2. IP Packet Length - The length of the IP packet. This is the length of the IP packet, as specified in the length field of the IP header. The identifier for this field is iplength.
3. Protocol - The value of the protocol field in the IP header. This determines whether the packet is a TCP, UDP, ICMP, etc. packet. The identifier for this field is ipprotocol.
4. Stream - The stream in the corresponding STREAMSLOG (see section 5.2) file to which this packet belongs. This will be 0 for packets which do not belong to such a stream. The identifier for this field is stream.
5. Sequence Number - The sequence number of a TCP packet. This is the value recorded in the sequence number field of the TCP header. For non-TCP packets this will be 0. The identifier for this field is tcpsequence.
6. Acknowledgement Number - The acknowledgement number of a TCP packet. This is the value recorded in the acknowledgement number field of the TCP header. For non-TCP packets this will be 0. The identifier for this field is tcpacknowledge.
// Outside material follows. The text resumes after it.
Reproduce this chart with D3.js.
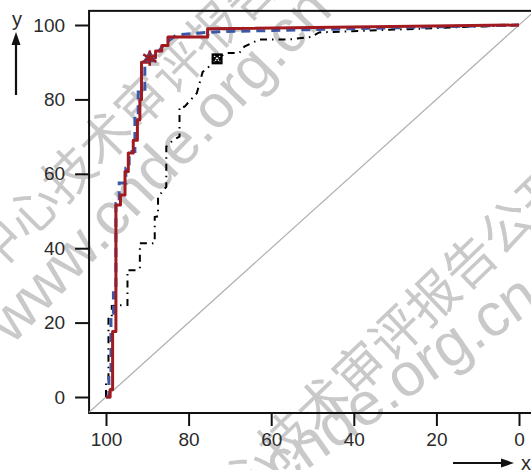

7. Window - The window size as announced in the TCP packet header. This may or may not be a value calculated using the Client's algorithm. The identifier for this field is tcpwindow.
8. Number of Packets - The number of packets from which the data for the record was derived. When the interval is 1 packet, this will always be 1. The identifier for this field is packets.
9. Throughput - The throughput of the TCP stream. This is based on the amount of data, and length of time of the last 64 packets. The identifier for this field is throughput.
10. Round Trip Time - The time taken for data to travel from one computer back to the other. This is calculated by calculating the time taken for acknowledgements to arrive. The identifier for this field is rtt.